(TASK REQUIREMENTS): Do not repeat pictures. Repeat exactly the lines of the listing below from its first line through the line with "170, 210, 250];".

(RECORDS TO PROCESS):
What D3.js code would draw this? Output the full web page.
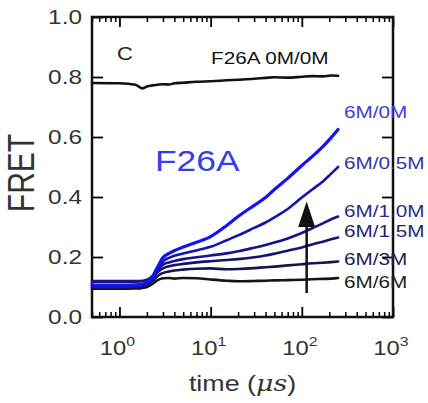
<!DOCTYPE html>
<meta charset="utf-8">
<style>
  body { margin: 0; background: #fff; }
  svg text { font-family: "Liberation Sans", Arial, sans-serif; }
</style>
<div id="chart"></div>
<script src="https://d3js.org/d3.v7.min.js"></script>
<script>

// time points in microseconds
var times = [0.5, 1, 1.5, 1.8, 2, 2.3, 2.6, 3, 3.5, 4, 5, 7, 10, 15, 20, 30, 40, 50, 70, 100, 130, 170, 210, 250];

// FRET traces
var wt0 = [0.78, 0.779, 0.774, 0.762, 0.768, 0.772, 0.774, 0.776, 0.775, 0.779, 0.781, 0.784, 0.786, 0.789, 0.791, 0.794, 0.797, 0.799, 0.798, 0.801, 0.803, 0.802, 0.805, 0.804];
var s0   = [0.106, 0.106, 0.107, 0.110, 0.116, 0.135, 0.165, 0.198, 0.212, 0.221, 0.233, 0.249, 0.268, 0.305, 0.335, 0.372, 0.398, 0.425, 0.462, 0.505, 0.535, 0.568, 0.598, 0.625];
var s05  = [0.100, 0.100, 0.101, 0.104, 0.110, 0.128, 0.155, 0.185, 0.197, 0.204, 0.212, 0.222, 0.234, 0.256, 0.272, 0.297, 0.315, 0.332, 0.360, 0.398, 0.425, 0.452, 0.478, 0.500];
var s10  = [0.120, 0.120, 0.120, 0.121, 0.124, 0.136, 0.155, 0.174, 0.182, 0.187, 0.193, 0.199, 0.205, 0.212, 0.219, 0.231, 0.240, 0.248, 0.262, 0.280, 0.296, 0.312, 0.326, 0.335];
var s15  = [0.118, 0.118, 0.118, 0.119, 0.121, 0.132, 0.148, 0.162, 0.169, 0.173, 0.177, 0.182, 0.186, 0.190, 0.193, 0.199, 0.205, 0.211, 0.221, 0.232, 0.242, 0.251, 0.259, 0.265];
var s3   = [0.098, 0.098, 0.099, 0.101, 0.106, 0.120, 0.136, 0.147, 0.152, 0.155, 0.158, 0.161, 0.162, 0.159, 0.160, 0.163, 0.166, 0.168, 0.172, 0.176, 0.179, 0.181, 0.183, 0.185];
var s6   = [0.094, 0.094, 0.095, 0.097, 0.100, 0.110, 0.122, 0.129, 0.130, 0.128, 0.130, 0.129, 0.125, 0.121, 0.119, 0.120, 0.121, 0.122, 0.123, 0.124, 0.126, 0.127, 0.128, 0.130];

var seriesNames = ["F26A 0M/0M", "6M/0M", "6M/0.5M", "6M/1.0M", "6M/1.5M", "6M/3M", "6M/6M"];
var seriesValues = [wt0, s0, s05, s10, s15, s3, s6];
var lineColors = ["#111", "#1414ee", "#1414aa", "#14148c", "#141470", "#14144a", "#151515"];
var labelColors = ["#111", "#3c3ce0", "#3434a8", "#2c2c8c", "#262670", "#22224c", "#222"];

var yTicks = [0.0, 0.2, 0.4, 0.6, 0.8, 1.0];
var xDecades = [1, 10, 100, 1000];

var width = 428, height = 403;
var margin = {top: 17, right: 35, bottom: 86, left: 92};
var sx = 1.22; // text in the figure is drawn wide

var svg = d3.select("#chart").append("svg")
    .attr("width", width)
    .attr("height", height);

var x = d3.scaleLog()
    .domain([0.5, 1000])
    .range([margin.left, width - margin.right]);

var y = d3.scaleLinear()
    .domain([0, 1])
    .range([height - margin.bottom, margin.top]);

var x0 = x.range()[0], x1 = x.range()[1];
var y0 = y.range()[0], y1 = y.range()[1];

function wide(px, py) { return "translate(" + px + "," + py + ") scale(" + sx + ",1)"; }

// minor ticks for log axis
var minorTicks = [];
[0.1, 1, 10, 100].forEach(function(d) {
  for (var k = 2; k <= 9; k++) {
    var v = d * k;
    if (v >= 0.5 && v < 1000) minorTicks.push(v);
  }
});

function drawXTicks(axisFn, ypos) {
  svg.append("g")
    .attr("transform", "translate(0," + ypos + ")")
    .call(axisFn(x).tickValues(minorTicks).tickSize(-5).tickFormat(""))
    .call(function(g) { g.select(".domain").remove(); g.selectAll("line").attr("stroke-width", 1.5); });
  svg.append("g")
    .attr("transform", "translate(0," + ypos + ")")
    .call(axisFn(x).tickValues(xDecades).tickSize(-10).tickFormat(""))
    .call(function(g) { g.select(".domain").remove(); g.selectAll("line").attr("stroke-width", 1.8); });
}
drawXTicks(d3.axisBottom, y0);
drawXTicks(d3.axisTop, y1);

svg.append("g")
  .attr("transform", "translate(" + x0 + ",0)")
  .call(d3.axisLeft(y).tickValues(yTicks).tickSize(-11).tickFormat(""))
  .call(function(g) { g.select(".domain").remove(); g.selectAll("line").attr("stroke-width", 1.8); });
svg.append("g")
  .attr("transform", "translate(" + x1 + ",0)")
  .call(d3.axisRight(y).tickValues(yTicks).tickSize(-11).tickFormat(""))
  .call(function(g) { g.select(".domain").remove(); g.selectAll("line").attr("stroke-width", 1.8); });

// frame
svg.append("rect")
  .attr("x", x0).attr("y", y1)
  .attr("width", x1 - x0).attr("height", y0 - y1)
  .attr("fill", "none").attr("stroke", "#111").attr("stroke-width", 2.5);

// y tick labels
svg.append("g").selectAll("text")
  .data(yTicks)
  .enter().append("text")
    .attr("transform", function(d) { return wide(x0 - 10, y(d)); })
    .attr("dy", "0.36em")
    .attr("text-anchor", "end")
    .attr("font-size", 20)
    .attr("fill", "#333")
    .text(function(d) { return d.toFixed(1); });

// x tick labels 10^n
var xl = svg.append("g").selectAll("text")
  .data(xDecades)
  .enter().append("text")
    .attr("transform", function(d) { return wide(x(d) - 2, y0 + 38); })
    .attr("text-anchor", "middle")
    .attr("font-size", 19.5)
    .attr("fill", "#333");
xl.append("tspan").text("10");
xl.append("tspan")
  .attr("dy", -9)
  .attr("font-size", 13)
  .text(function(d) { return Math.round(Math.log10(d)); });

// axis titles
svg.append("text")
  .attr("transform", "translate(21,173) scale(" + sx + ",1) rotate(-90)")
  .attr("dy", "0.36em")
  .attr("text-anchor", "middle")
  .attr("font-size", 30)
  .attr("fill", "#333")
  .text("FRET");

var xt = svg.append("text")
  .attr("transform", wide((x0 + x1) / 2, y0 + 74))
  .attr("text-anchor", "middle")
  .attr("font-size", 22)
  .attr("fill", "#333");
xt.append("tspan").text("time (");
xt.append("tspan").attr("font-style", "italic").attr("font-family", "DejaVu Serif, serif").text("\u03bcs");
xt.append("tspan").text(")");

// traces
var line = d3.line()
  .x(function(d) { return x(d[0]); })
  .y(function(d) { return y(d[1]); })
  .curve(d3.curveMonotoneX);

svg.append("g").selectAll("path")
  .data(seriesValues.map(function(vals, i) { return {i: i, pts: times.map(function(t, j) { return [t, vals[j]]; })}; }).reverse())
  .enter().append("path")
    .attr("d", function(d) { return line(d.pts); })
    .attr("fill", "none")
    .attr("stroke", function(d) { return lineColors[d.i]; })
    .attr("stroke-width", function(d) { return d.i === 1 ? 3.2 : 2.6; })
    .attr("stroke-linejoin", "round")
    .attr("stroke-linecap", "round");

// series labels
var labelPos = [
  {t: 1.1, v: 0.845},
  {t: 290, v: 0.665},
  {t: 290, v: 0.495},
  {t: 290, v: 0.335},
  {t: 290, v: 0.268},
  {t: 290, v: 0.175},
  {t: 290, v: 0.098}
];
svg.append("g").selectAll("text")
  .data(seriesNames)
  .enter().append("text")
    .attr("transform", function(d, i) { return wide(i === 0 ? 211 : x(labelPos[i].t), y(labelPos[i].v)); })
    .attr("font-size", 17)
    .attr("fill", function(d, i) { return labelColors[i]; })
    .text(function(d) { return d; });

// panel letter and mutant name
svg.append("text")
  .attr("transform", wide(117, 60))
  .attr("font-size", 18).attr("fill", "#222")
  .text("C");
svg.append("text")
  .attr("transform", wide(155, 171))
  .attr("font-size", 29).attr("fill", "#2f3ff0")
  .text("F26A");

// arrow
var arrowT = 113;
svg.append("line")
  .attr("x1", x(arrowT)).attr("x2", x(arrowT))
  .attr("y1", y(0.08)).attr("y2", y(0.32))
  .attr("stroke", "#111").attr("stroke-width", 2.5);
svg.append("path")
  .attr("d", "M" + x(arrowT) + "," + y(0.385) + "L" + (x(arrowT) - 8.5) + "," + y(0.30) + "L" + (x(arrowT) + 8.5) + "," + y(0.30) + "Z")
  .attr("fill", "#111");

</script>
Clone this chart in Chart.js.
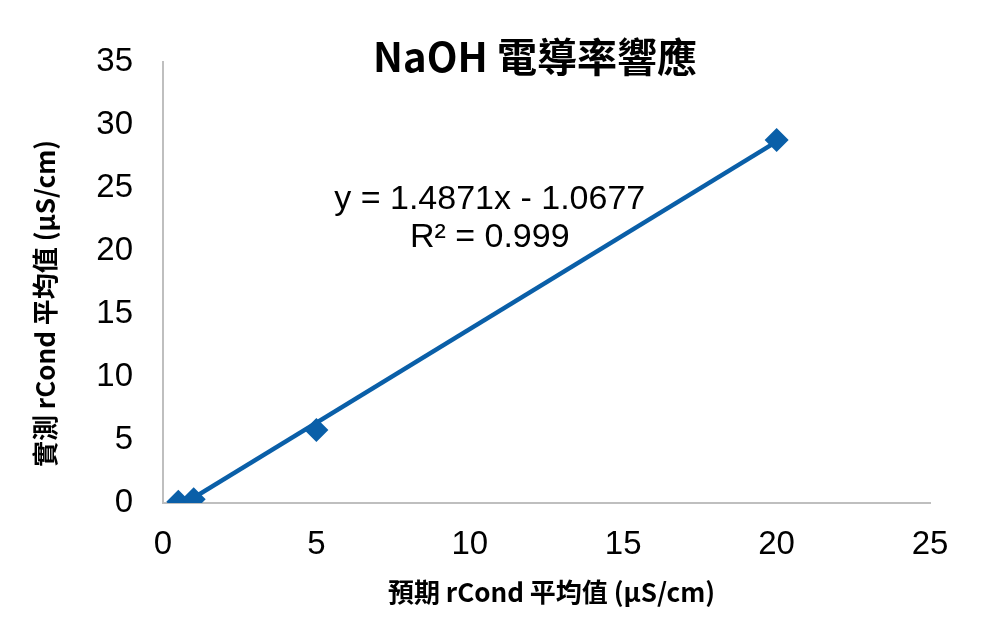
<!DOCTYPE html>
<html>
<head>
<meta charset="utf-8">
<script src="https://cdn.jsdelivr.net/npm/chart.js@4"></script>
<style>
  html, body { margin: 0; padding: 0; background: #ffffff; }
  #wrap { width: 1000px; height: 627px; position: relative; }
</style>
</head>
<body>
<div id="wrap"><canvas id="c" width="1000" height="627"></canvas></div>
<script>
// ---- data ----
const expected = [0.5, 1, 5, 20];          // 預期 rCond 平均值
const measured = [0.1, 0.3, 5.8, 28.8];    // 實測 rCond 平均值
const slope = 1.4871;
const intercept = -1.0677;
const rSquared = 0.999;
const xTicks = [0, 5, 10, 15, 20, 25];
const yTicks = [0, 5, 10, 15, 20, 25, 30, 35];

const chartTitle = 'NaOH 電導率響應';
const xTitle = '預期 rCond 平均值 (μS/cm)';
const yTitle = '實測 rCond 平均值 (μS/cm)';
const eqText = 'y = ' + slope.toFixed(4) + 'x - ' + Math.abs(intercept).toFixed(4);
const r2Text = 'R² = ' + rSquared.toFixed(3);

const blue = '#0a5fa8';
const cjk = '"Noto Sans CJK TC", "Noto Sans", sans-serif';
const latin = '"Liberation Sans", Arial, sans-serif';

const points = expected.map((x, i) => ({ x: x, y: measured[i] }));
const xMin = Math.min(...expected), xMax = Math.max(...expected);
const trend = [xMin, xMax].map(x => ({ x: x, y: slope * x + intercept }));

const textPlugin = {
  id: 'texts',
  afterDraw(chart) {
    const ctx = chart.ctx;
    const ca = chart.chartArea;
    ctx.save();
    ctx.fillStyle = '#000000';
    ctx.textAlign = 'center';
    ctx.textBaseline = 'middle';
    // chart title
    ctx.font = 'bold 40px ' + cjk;
    ctx.fillText(chartTitle, 535, 57);
    // x axis title
    ctx.font = 'bold 26px ' + cjk;
    ctx.fillText(xTitle, (ca.left + ca.right) / 2 + 5, 592);
    // y axis title
    ctx.save();
    ctx.translate(45, (ca.top + ca.bottom) / 2 + 21);
    ctx.rotate(-Math.PI / 2);
    ctx.fillText(yTitle, 0, 0);
    ctx.restore();
    // equation
    ctx.font = '34px ' + latin;
    const xs = chart.scales.x;
    const ex = xs.getPixelForValue(10.65);
    ctx.fillText(eqText, ex, 200);
    ctx.fillText(r2Text, ex, 238);
    ctx.restore();
  }
};

new Chart(document.getElementById('c'), {
  type: 'scatter',
  data: {
    datasets: [
      {
        label: 'data',
        data: points,
        showLine: false,
        pointStyle: 'rectRot',
        pointRadius: 12,
        pointHoverRadius: 12,
        pointBackgroundColor: blue,
        pointBorderColor: blue,
        pointBorderWidth: 0,
        order: 0
      },
      {
        label: 'trend',
        data: trend,
        showLine: true,
        borderColor: blue,
        borderWidth: 4.5,
        pointRadius: 0,
        pointHoverRadius: 0,
        fill: false,
        order: 1
      }
    ]
  },
  options: {
    responsive: false,
    animation: false,
    events: [],
    layout: { padding: { left: 0, right: 70, top: 62, bottom: 0 } },
    plugins: {
      legend: { display: false },
      title: { display: false },
      tooltip: { enabled: false }
    },
    scales: {
      x: {
        type: 'linear',
        min: 0, max: 25,
        afterBuildTicks(scale) { scale.ticks = xTicks.map(v => ({ value: v })); },
        afterFit(scale) { scale.height = 124; },
        grid: { display: false, drawTicks: false },
        border: { display: true, color: '#bfbfbf', width: 2 },
        ticks: { color: '#000000', font: { family: latin, size: 33 }, padding: 22 }
      },
      y: {
        type: 'linear',
        min: 0, max: 35,
        afterBuildTicks(scale) { scale.ticks = yTicks.map(v => ({ value: v })); },
        afterFit(scale) { scale.width = 163; },
        grid: { display: false, drawTicks: false },
        border: { display: true, color: '#bfbfbf', width: 2 },
        ticks: { color: '#000000', font: { family: latin, size: 33 }, padding: 30 }
      }
    }
  },
  plugins: [textPlugin]
});
</script>
</body>
</html>
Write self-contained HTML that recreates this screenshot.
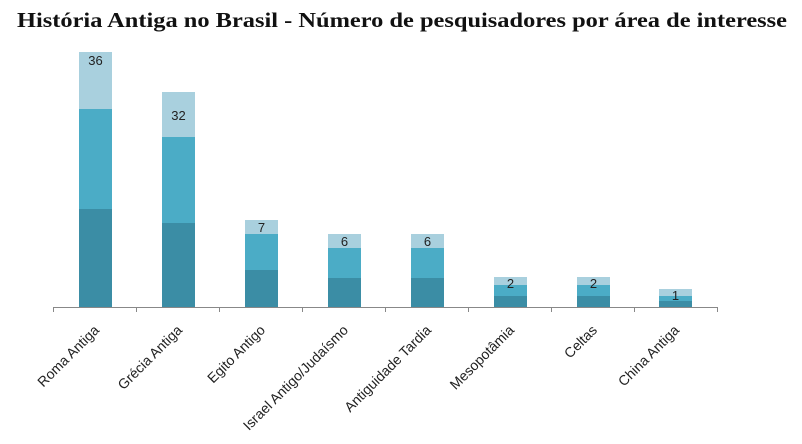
<!DOCTYPE html>
<html><head><meta charset="utf-8"><style>html,body{margin:0;padding:0;background:#fff}svg{display:block}</style></head>
<body>
<svg width="802" height="444" xmlns="http://www.w3.org/2000/svg">
<text x="17" y="27" font-family="Liberation Serif, serif" font-weight="bold" font-size="21" textLength="770" lengthAdjust="spacingAndGlyphs" fill="#111">História Antiga no Brasil - Número de pesquisadores por área de interesse</text>
<line x1="53" y1="307.5" x2="717" y2="307.5" stroke="#888" stroke-width="1"/>
<g stroke="#888">
<line x1="53.5" y1="307" x2="53.5" y2="312"/><line x1="136.5" y1="307" x2="136.5" y2="312"/><line x1="219.5" y1="307" x2="219.5" y2="312"/><line x1="302.5" y1="307" x2="302.5" y2="312"/><line x1="385.5" y1="307" x2="385.5" y2="312"/><line x1="468.5" y1="307" x2="468.5" y2="312"/><line x1="551.5" y1="307" x2="551.5" y2="312"/><line x1="634.5" y1="307" x2="634.5" y2="312"/><line x1="717.5" y1="307" x2="717.5" y2="312"/>
</g>
<g font-family="Liberation Sans, sans-serif" font-size="13" fill="#222">
<rect x="79" y="52" width="33" height="57" fill="#a9d0de"/><rect x="79" y="109" width="33" height="100" fill="#4bacc6"/><rect x="79" y="209" width="33" height="98" fill="#3b8da5"/>
<text x="95.5" y="65" text-anchor="middle">36</text>
<rect x="162" y="92" width="33" height="45" fill="#a9d0de"/><rect x="162" y="137" width="33" height="86" fill="#4bacc6"/><rect x="162" y="223" width="33" height="84" fill="#3b8da5"/>
<text x="178.5" y="120" text-anchor="middle">32</text>
<rect x="245" y="220" width="33" height="14" fill="#a9d0de"/><rect x="245" y="234" width="33" height="36" fill="#4bacc6"/><rect x="245" y="270" width="33" height="37" fill="#3b8da5"/>
<text x="261.5" y="232" text-anchor="middle">7</text>
<rect x="328" y="234" width="33" height="14" fill="#a9d0de"/><rect x="328" y="248" width="33" height="30" fill="#4bacc6"/><rect x="328" y="278" width="33" height="29" fill="#3b8da5"/>
<text x="344.5" y="246" text-anchor="middle">6</text>
<rect x="411" y="234" width="33" height="14" fill="#a9d0de"/><rect x="411" y="248" width="33" height="30" fill="#4bacc6"/><rect x="411" y="278" width="33" height="29" fill="#3b8da5"/>
<text x="427.5" y="246" text-anchor="middle">6</text>
<rect x="494" y="277" width="33" height="8" fill="#a9d0de"/><rect x="494" y="285" width="33" height="11" fill="#4bacc6"/><rect x="494" y="296" width="33" height="11" fill="#3b8da5"/>
<text x="510.5" y="288" text-anchor="middle">2</text>
<rect x="577" y="277" width="33" height="8" fill="#a9d0de"/><rect x="577" y="285" width="33" height="11" fill="#4bacc6"/><rect x="577" y="296" width="33" height="11" fill="#3b8da5"/>
<text x="593.5" y="288" text-anchor="middle">2</text>
<rect x="659" y="289" width="33" height="7" fill="#a9d0de"/><rect x="659" y="296" width="33" height="5" fill="#4bacc6"/><rect x="659" y="301" width="33" height="6" fill="#3b8da5"/>
<text x="675.5" y="300" text-anchor="middle">1</text>
</g>
<g font-family="Liberation Sans, sans-serif" font-size="14" fill="#222" text-anchor="end">
<text transform="translate(100,331) rotate(-45)">Roma Antiga</text>
<text transform="translate(183,331) rotate(-45)">Grécia Antiga</text>
<text transform="translate(266,331) rotate(-45)">Egito Antigo</text>
<text transform="translate(349,331) rotate(-45)">Israel Antigo/Judaísmo</text>
<text transform="translate(432,331) rotate(-45)">Antiguidade Tardia</text>
<text transform="translate(515,331) rotate(-45)">Mesopotâmia</text>
<text transform="translate(598,331) rotate(-45)">Celtas</text>
<text transform="translate(680,331) rotate(-45)">China Antiga</text>
</g>
</svg>
</body></html>
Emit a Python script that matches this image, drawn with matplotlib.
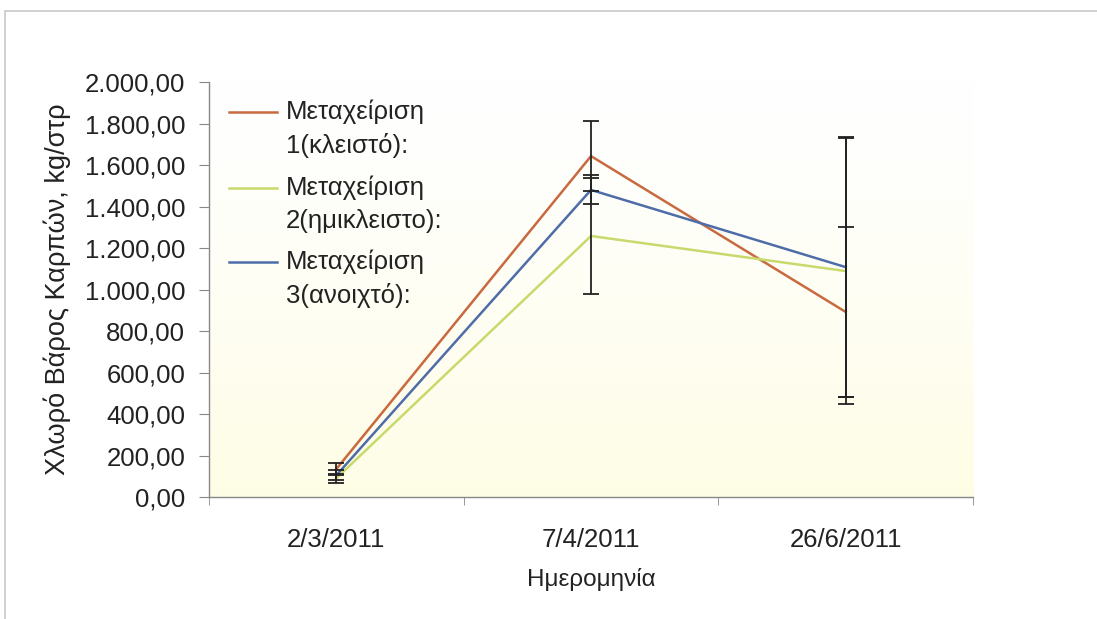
import numpy as np
import matplotlib
matplotlib.use("Agg")
import matplotlib.pyplot as plt
from matplotlib.ticker import FuncFormatter, FixedLocator
from matplotlib.patches import Rectangle

dates = ["2/3/2011", "7/4/2011", "26/6/2011"]
labels = [("Μεταχείριση", "1(κλειστό):"),
          ("Μεταχείριση", "2(ημικλειστο):"),
          ("Μεταχείριση", "3(ανοιχτό):")]
colors = ["#C8693F", "#C9DA6C", "#4E6DA8"]

s1 = [135, 1643, 892]
s2 = [90, 1258, 1089]
s3 = [105, 1480, 1108]
err1 = [30, 170, 410]
err2 = [20, 278, 640]
err3 = [25, 70, 625]

FS = 18.5
TXT = "#222222"
plt.rcParams["font.family"] = ["Liberation Sans", "DejaVu Sans"]

fig = plt.figure(figsize=(10.97, 6.19), dpi=100)
fig.patches.append(Rectangle((0.005, -0.1), 1.2, 1.083, transform=fig.transFigure,
                             fill=False, edgecolor="#C8C8C8", lw=1.2))
ax = fig.add_axes([0.1905, 0.197, 0.6965, 0.6705])

# soft white -> pale yellow gradient in the plot area
grad = np.linspace(0, 1, 256).reshape(-1, 1)
top = np.array([1.0, 1.0, 1.0])
bot = np.array([0.996, 0.992, 0.90])
img = top + (bot - top) * grad[:, :, None] ** 1.3
ax.imshow(img, extent=[0, 1, 0, 1], transform=ax.transAxes, aspect="auto", zorder=0)

x = np.arange(len(dates)) + 0.5
for ys, es, c in zip([s1, s2, s3], [err1, err2, err3], colors):
    ax.plot(x, ys, color=c, lw=1.8, zorder=3)
    ax.errorbar(x, ys, yerr=es, fmt="none", ecolor="#222222", elinewidth=1.3,
                capsize=6, capthick=1.3, zorder=4)

ax.set_xlim(0, 3)
ax.set_ylim(0, 2000)
ax.set_yticks(np.arange(0, 2001, 200))
ax.yaxis.set_major_formatter(FuncFormatter(
    lambda v, p: f"{v:,.2f}".replace(",", "X").replace(".", ",").replace("X", ".")))
ax.set_xticks(x)
ax.set_xticklabels(dates)
ax.xaxis.set_minor_locator(FixedLocator([0, 1, 2, 3]))
ax.tick_params(axis="x", which="major", length=0, labelsize=FS, pad=22, colors=TXT)
ax.tick_params(axis="x", which="minor", length=6, color="#888888")
ax.tick_params(axis="y", length=7, color="#888888", labelsize=FS, pad=10, colors=TXT)

for side in ("top", "right"):
    ax.spines[side].set_visible(False)
for side in ("left", "bottom"):
    ax.spines[side].set_color("#888888")
    ax.spines[side].set_linewidth(1.0)

ax.set_xlabel("Ημερομηνία", fontsize=FS - 1, labelpad=12, color=TXT)
ax.set_ylabel("Χλωρό Βάρος Καρπών, kg/στρ", fontsize=19.5, labelpad=10, color=TXT)

# legend: handle aligned with the first line of each two-line label
leg_y = [0.928, 0.745, 0.566]
line_gap = 0.081
for (l1, l2), c, yy in zip(labels, colors, leg_y):
    ax.plot([0.026, 0.089], [yy, yy], color=c, lw=1.8, transform=ax.transAxes,
            clip_on=False, zorder=5)
    ax.text(0.101, yy, l1, transform=ax.transAxes, fontsize=FS, color=TXT,
            va="center", ha="left")
    ax.text(0.101, yy - line_gap, l2, transform=ax.transAxes, fontsize=FS, color=TXT,
            va="center", ha="left")

fig.savefig("out.png", dpi=100)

(WRITTEN ANSWER):
What D3.js code would draw this? Output the full web page.
<!DOCTYPE html>
<meta charset="utf-8">
<style>
  body { margin: 0; background: #fff; }
  svg text { font-family: "Liberation Sans", Arial, sans-serif; }
</style>
<div id="chart"></div>
<script src="https://d3js.org/d3.v7.min.js"></script>
<script>

// time points in microseconds
var times = [0.5, 1, 1.5, 1.8, 2, 2.3, 2.6, 3, 3.5, 4, 5, 7, 10, 15, 20, 30, 40, 50, 70, 100, 130, 170, 210, 250];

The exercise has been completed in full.